Newly Declassified Information Shows Costa Rica During the Cold War

Preparing to raid a Cuban ship. Source: Miami Art Circuits

Central America and the Caribbean were hotbeds of insurrection and powder kegs of the proxy wars fought between the United States and the former Soviet Union during the Cold War. As much as Costa Rica tried to distance herself from the conflict and turmoil all around, she was part of the cloak-and-dagger antics of the warring world’s powers at the time.

A photo exhibit at the historic Freedom Tower in downtown Miami opens today, and according to an opinion piece by Cuban-born journalist Guillermo Martinez, the pictures show that Costa Rica served as a training camp for commandos who launched raids intended to topple the Fidel Castro regime. The collection is titled Embedded: A Photojournalist Captures Conflict and Resistance, and it is centered on the work of Jim Nickless, a cameraman who over a nine-month period in the mid- 1960s, and working as freelance cameraman for NBC News, documented the training, raids, and daily activities of a group of Cuban patriots attempting to overthrow Fidel Castro.

According to Mr. Martinez, who collaborated with Mr. Nickless for many years, the training camps in Costa Rica and Nicaragua were hushed clandestine operations:

“The year was 1964, and Nickless was looking for a way to link up with Manuel Artime’s anti-Castro training camps in Costa Rica and Nicaragua. I was a messenger for WSVN (an NBC affiliate in Miami).

The NBC crew did a short piece on the training camps in Costa Rica and Nicaragua. One of the imposed conditions was that NBC could not disclose the location of the camps. […] Nickless went back to the camps in Costa Rica, Nicaragua, and the Dominican Republic for the duration.”

The U.S. Central Intelligence Agency (CIA) was the entity imposing the condition on NBC of not revealing that such American-sponsored shenanigans were being conducted in Costa Rica, a neutral country without an army. The CIA approved showing the public how these clandestine warriors were preparing covert raids against the Castro regime, but they drew the line at revealing the location of the camps. It was propaganda at its best.

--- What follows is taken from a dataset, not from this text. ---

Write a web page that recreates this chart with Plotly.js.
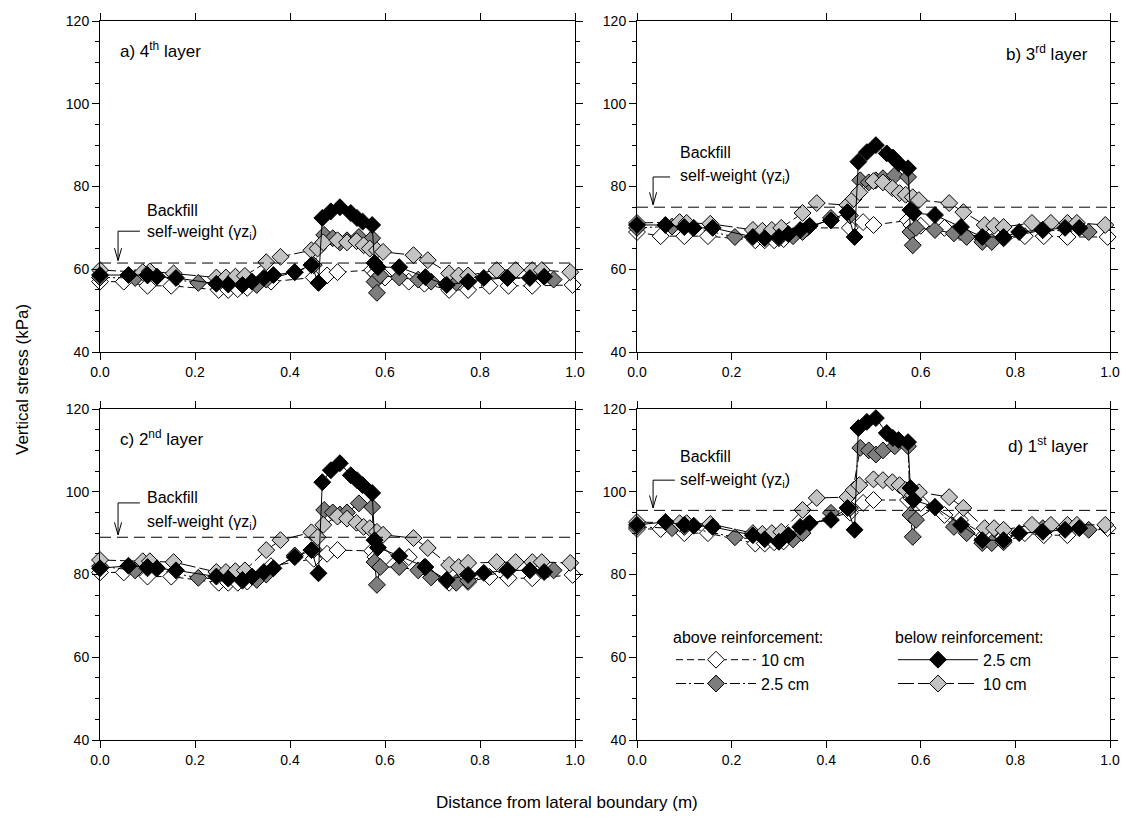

Mr. Martinez explains some of the plans by the CIA, which almost sound like the plot of the Costa Rica-based video game Metal Gear Solid Peace Walker:

“They were planning to infiltrate 100 well-trained guerrillas into the Sierra Cristal, and occupy some Cuban territory so the United States and other countries could recognize them as a country in arms.

The [Manuel Artime Movimiento de la Recuperacion Revolucionaria] had mother ships in the Caribbean. From these vessels, crews aboard two Swift boats, the Monty and the Gitana, carried out the raids into Cuba. Most of the crew members had been in the Bay of Pigs invasion. Nickless was the lone American, an NBC cameraman who everybody thought was a CIA agent.

The raids continued for months. In September 1964, they heard that a Cuban cargo ship, the Sierra Maestra, was headed back to Cuba. One of the Swift boats approached the ship from the rear, it read the word Sierra, and launched an attack. They were mistaken. The Sierra Maestra had a twin ship, the Sierra Aranzazu, a Spanish freighter that had the same profile. In the raid, three Spaniards were killed — the captain of the ship and two crew members.”

The role of Costa Rica during the Cold War would reshape itself later, after the assassination of U.S. President John F. Kennedy and the protracted guerrilla conflict in Nicaragua. The proxy war between the U.S. and the former Soviet Union came to an end when former President Oscar Arias negotiated peace in the region and received a Nobel Peace Prize in the process. Now that information is becoming declassified, we can expect that more of Costa Rica’s shadowy history will be revealed.